From the listing that follows, output everything exactly except the pictures.

--- start of DATA ---

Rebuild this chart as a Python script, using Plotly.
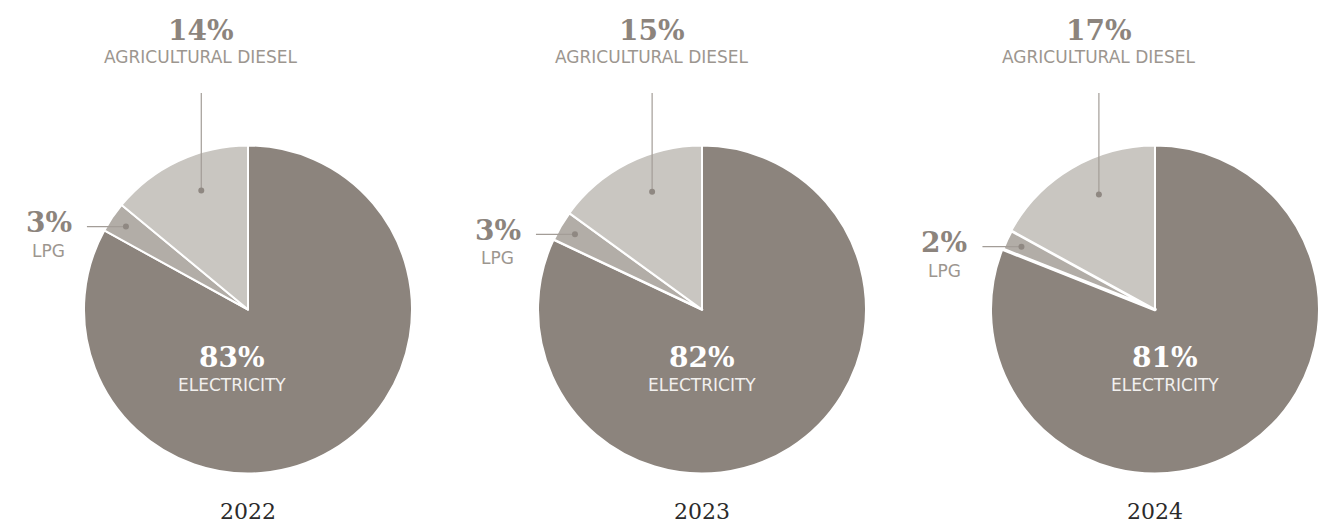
import math
import plotly.graph_objects as go

# ---- data ----
years = ["2022", "2023", "2024"]
categories = ["ELECTRICITY", "LPG", "AGRICULTURAL DIESEL"]
electricity = [83, 82, 81]
lpg = [3, 3, 2]
diesel = [14, 15, 17]

# ---- style / layout ----
W, H = 1329, 525
centers_x = [248, 702, 1155]
cy = 309.5
R = 164
slice_colors = ["#8c847d", "#b2ada7", "#c9c6c1"]
border_w = [[2, 2, 2], [2, 2.5, 2], [2, 3.5, 2]]
elec_dx = [-16, 0, 10]
pct_color = "#8c847d"
lab_color = "#9c968f"
line_color = "#a39d97"
dot_color = "#8f8882"
PCT_FONT = "DejaVu Serif"
LAB_FONT = "DejaVu Sans"
LAB_SIZE = 17

fig = go.Figure()


def px(x):
    return x / W


def py(y):
    return 1 - y / H


def polar(cx, frac, r):
    th = 2 * math.pi * frac
    return cx + r * math.sin(th), cy - r * math.cos(th)


annotations = []
shapes = []

for i, year in enumerate(years):
    cx = centers_x[i]
    vals = [electricity[i], lpg[i], diesel[i]]
    total = sum(vals)
    fig.add_trace(go.Pie(
        values=vals,
        labels=categories,
        sort=False,
        direction="clockwise",
        rotation=0,
        textinfo="none",
        hoverinfo="label+percent",
        showlegend=False,
        marker=dict(colors=slice_colors, line=dict(color="white", width=border_w[i])),
        domain=dict(x=[px(cx - R), px(cx + R)], y=[py(cy + R), py(cy - R)]),
    ))

    # electricity label (inside)
    ex = cx + elec_dx[i]
    annotations.append(dict(x=px(ex), y=py(357), text=f"<b>{electricity[i]}%</b>",
                            font=dict(family=PCT_FONT, size=28, color="white")))
    annotations.append(dict(x=px(ex), y=py(385), text=categories[0],
                            font=dict(family=LAB_FONT, size=LAB_SIZE, color="#f2f0ee")))

    # LPG label (left, horizontal leader)
    lfrac = (electricity[i] + lpg[i] / 2) / total
    lx, ly = polar(cx, lfrac, 0.9 * R)
    shapes.append(dict(type="line", x0=px(lx - 39), x1=px(lx), y0=py(ly), y1=py(ly),
                       line=dict(color=line_color, width=1.2)))
    shapes.append(dict(type="circle", x0=px(lx - 3), x1=px(lx + 3), y0=py(ly + 3), y1=py(ly - 3),
                       fillcolor=dot_color, line=dict(width=0)))
    annotations.append(dict(x=px(lx - 77), y=py(ly - 4), text=f"<b>{lpg[i]}%</b>",
                            font=dict(family=PCT_FONT, size=28, color=pct_color)))
    annotations.append(dict(x=px(lx - 77), y=py(ly + 24), text=categories[1],
                            font=dict(family=LAB_FONT, size=LAB_SIZE, color=lab_color)))

    # diesel label (top, vertical leader)
    dfrac = 1 - 0.85 * (diesel[i] / 2) / total
    dx_, dy_ = polar(cx, dfrac, 0.78 * R)
    shapes.append(dict(type="line", x0=px(dx_), x1=px(dx_), y0=py(93), y1=py(dy_),
                       line=dict(color=line_color, width=1.2)))
    shapes.append(dict(type="circle", x0=px(dx_ - 3), x1=px(dx_ + 3), y0=py(dy_ + 3), y1=py(dy_ - 3),
                       fillcolor=dot_color, line=dict(width=0)))
    annotations.append(dict(x=px(dx_), y=py(30), text=f"<b>{diesel[i]}%</b>",
                            font=dict(family=PCT_FONT, size=28, color=pct_color)))
    annotations.append(dict(x=px(dx_), y=py(57), text=categories[2],
                            font=dict(family=LAB_FONT, size=LAB_SIZE, color=lab_color)))

    # year
    annotations.append(dict(x=px(cx), y=py(511), text=year,
                            font=dict(family=PCT_FONT, size=22, color="#2b2b2b")))

for a in annotations:
    a.update(xref="paper", yref="paper", showarrow=False, xanchor="center", yanchor="middle")
for s in shapes:
    s.update(xref="paper", yref="paper", layer="above")

fig.update_layout(
    width=W, height=H,
    margin=dict(l=0, r=0, t=0, b=0),
    paper_bgcolor="white",
    plot_bgcolor="white",
    annotations=annotations,
    shapes=shapes,
)

fig.write_html("out.html", config={"displayModeBar": False},
               post_script="document.body.style.margin='0';document.body.style.overflow='hidden';")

--- end of DATA ---

◆ **RESULT**:
Rebuild this chart as a Python script, using Plotly.
import math
import plotly.graph_objects as go

# ---- data ----
years = ["2022", "2023", "2024"]
categories = ["ELECTRICITY", "LPG", "AGRICULTURAL DIESEL"]
electricity = [83, 82, 81]
lpg = [3, 3, 2]
diesel = [14, 15, 17]

# ---- style / layout ----
W, H = 1329, 525
centers_x = [248, 702, 1155]
cy = 309.5
R = 164
slice_colors = ["#8c847d", "#b2ada7", "#c9c6c1"]
border_w = [[2, 2, 2], [2, 2.5, 2], [2, 3.5, 2]]
elec_dx = [-16, 0, 10]
pct_color = "#8c847d"
lab_color = "#9c968f"
line_color = "#a39d97"
dot_color = "#8f8882"
PCT_FONT = "DejaVu Serif"
LAB_FONT = "DejaVu Sans"
LAB_SIZE = 17

fig = go.Figure()


def px(x):
    return x / W


def py(y):
    return 1 - y / H


def polar(cx, frac, r):
    th = 2 * math.pi * frac
    return cx + r * math.sin(th), cy - r * math.cos(th)


annotations = []
shapes = []

for i, year in enumerate(years):
    cx = centers_x[i]
    vals = [electricity[i], lpg[i], diesel[i]]
    total = sum(vals)
    fig.add_trace(go.Pie(
        values=vals,
        labels=categories,
        sort=False,
        direction="clockwise",
        rotation=0,
        textinfo="none",
        hoverinfo="label+percent",
        showlegend=False,
        marker=dict(colors=slice_colors, line=dict(color="white", width=border_w[i])),
        domain=dict(x=[px(cx - R), px(cx + R)], y=[py(cy + R), py(cy - R)]),
    ))

    # electricity label (inside)
    ex = cx + elec_dx[i]
    annotations.append(dict(x=px(ex), y=py(357), text=f"<b>{electricity[i]}%</b>",
                            font=dict(family=PCT_FONT, size=28, color="white")))
    annotations.append(dict(x=px(ex), y=py(385), text=categories[0],
                            font=dict(family=LAB_FONT, size=LAB_SIZE, color="#f2f0ee")))

    # LPG label (left, horizontal leader)
    lfrac = (electricity[i] + lpg[i] / 2) / total
    lx, ly = polar(cx, lfrac, 0.9 * R)
    shapes.append(dict(type="line", x0=px(lx - 39), x1=px(lx), y0=py(ly), y1=py(ly),
                       line=dict(color=line_color, width=1.2)))
    shapes.append(dict(type="circle", x0=px(lx - 3), x1=px(lx + 3), y0=py(ly + 3), y1=py(ly - 3),
                       fillcolor=dot_color, line=dict(width=0)))
    annotations.append(dict(x=px(lx - 77), y=py(ly - 4), text=f"<b>{lpg[i]}%</b>",
                            font=dict(family=PCT_FONT, size=28, color=pct_color)))
    annotations.append(dict(x=px(lx - 77), y=py(ly + 24), text=categories[1],
                            font=dict(family=LAB_FONT, size=LAB_SIZE, color=lab_color)))

    # diesel label (top, vertical leader)
    dfrac = 1 - 0.85 * (diesel[i] / 2) / total
    dx_, dy_ = polar(cx, dfrac, 0.78 * R)
    shapes.append(dict(type="line", x0=px(dx_), x1=px(dx_), y0=py(93), y1=py(dy_),
                       line=dict(color=line_color, width=1.2)))
    shapes.append(dict(type="circle", x0=px(dx_ - 3), x1=px(dx_ + 3), y0=py(dy_ + 3), y1=py(dy_ - 3),
                       fillcolor=dot_color, line=dict(width=0)))
    annotations.append(dict(x=px(dx_), y=py(30), text=f"<b>{diesel[i]}%</b>",
                            font=dict(family=PCT_FONT, size=28, color=pct_color)))
    annotations.append(dict(x=px(dx_), y=py(57), text=categories[2],
                            font=dict(family=LAB_FONT, size=LAB_SIZE, color=lab_color)))

    # year
    annotations.append(dict(x=px(cx), y=py(511), text=year,
                            font=dict(family=PCT_FONT, size=22, color="#2b2b2b")))

for a in annotations:
    a.update(xref="paper", yref="paper", showarrow=False, xanchor="center", yanchor="middle")
for s in shapes:
    s.update(xref="paper", yref="paper", layer="above")

fig.update_layout(
    width=W, height=H,
    margin=dict(l=0, r=0, t=0, b=0),
    paper_bgcolor="white",
    plot_bgcolor="white",
    annotations=annotations,
    shapes=shapes,
)

fig.write_html("out.html", config={"displayModeBar": False},
               post_script="document.body.style.margin='0';document.body.style.overflow='hidden';")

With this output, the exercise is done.